Richard Dawkins has said that Catholics who do not believe in transubstantiation – the doctrine that the bread and wine become Christ’s body and blood during the Mass – should admit that they do not truly follow the faith.
The atheist author and evolutionary biologist made the remarks in Dublin, during a public interview as part of the city’s Writers Festival.
The Irish Times newspaper had run a poll with Ipsos/MRBI which found that 62 per cent of Catholics said the bread and wine “only represents” the body and blood of Christ. By contrast, 26 per cent said that they believed it physically transformed.
“If they don’t believe in transubstantiation then they are not Roman Catholics,” Dawkins told the audience in the National Concert Hall. “If they are honest they should say they are no longer Roman Catholics.” Asked about the results of the poll, he said: “I wouldn’t hold back on the ridicule”.
Dawkins’s comments provoked a riposte from columnist John Waters in the Irish Times about the “ideological smugness” of those questioned in the poll. He wrote:
Does “rationality” involve a requirement to understand the processes you claim to believe in or trust? If so, how many people could tell you, off the top of their heads, that the margin of error in any particular aspect of an opinion poll is calculated by multiplying by two the square root of the result obtained when the quantum at issue is multiplied by 100 minus itself and the answer divided by the sample? Give me transubstantiation any day – much easier on brain, mind and reason.
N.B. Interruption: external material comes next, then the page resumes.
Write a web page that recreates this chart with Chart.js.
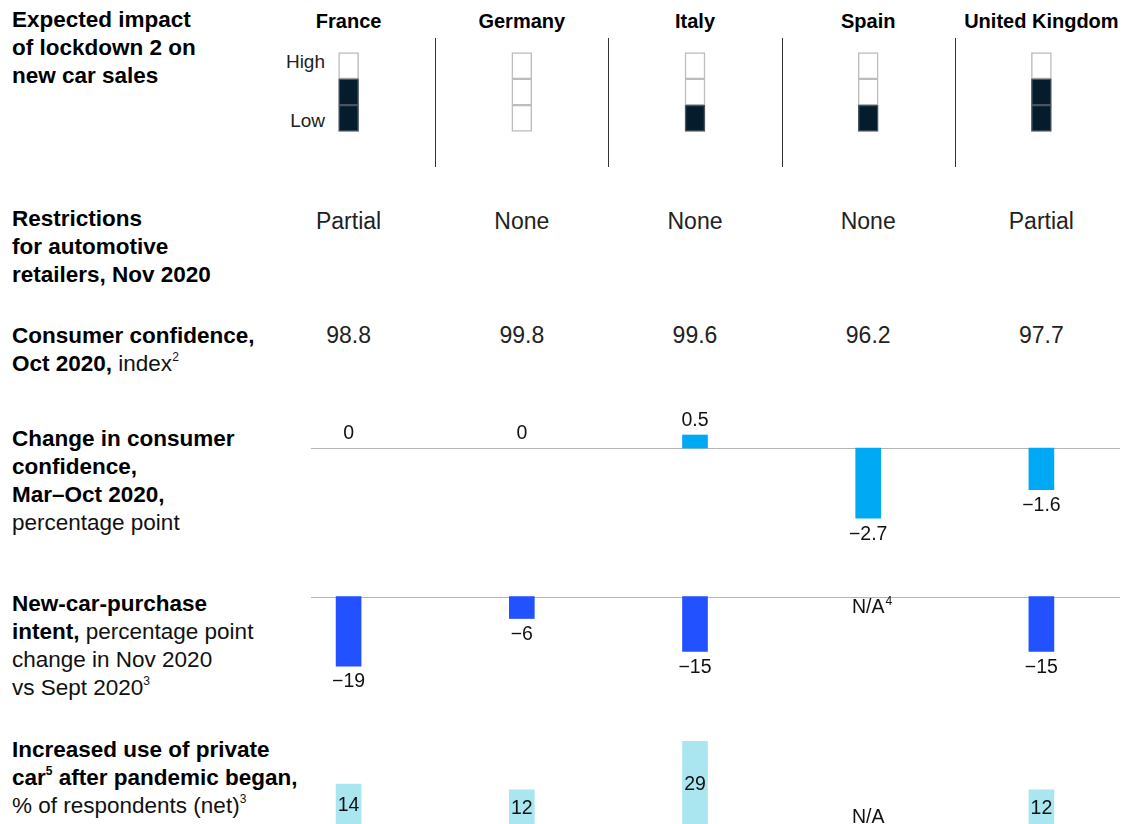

Dawkins’s comments on the situation in Ireland follow similar remarks on the religiosity of Britain. In his guest-edit of the New Statesman magazine in December 2011, Dawkins wrote about the findings of a UK poll commissioned by the Richard Dawkins Foundation for Reason and Science which showed that 54 per cent of those surveyed described themselves as Christian. He described them as “Census Christians”, for only a third ticked the box because of their religious beliefs.
He added:
The bottom line is that anybody who advocates a strong place for religion in government cannot get away with claiming that ours is numerically a Christian country as a basis for giving religion privileged influence. This conclusion is further borne out by part two of our Ipsos MORI survey. Census Christians were asked explicitly about their attitudes to various social issues as well as their views on religion in public life. Seventy-four per cent of them said that religion should not have special influence on public policy. Only 12 per cent thought it should. Only 2 per cent disagreed with the statement that the law should apply to everyone equally regardless of their religious beliefs (so much for the Archbishop of Canterbury’s opinion that sharia law in Britain is “unavoidable”, and for attempts to exempt Christians from compliance with equalities legislation). More Census Christians oppose than support the idea of the UK having an official state religion, and the same applies to the presence of bishops in the House of Lords.
Less than a quarter of Census Christians think state schools should teach children a religious belief. Sixty-one per cent support equal rights for gay people and 59 per cent support assisted suicide for the terminally ill, given certain safeguards. And for those MPs worried about re-election and the need to appeal to the allegedly powerful Christian lobby, 78 per cent of Census Christians say that Christianity has no or not much influence on how they vote.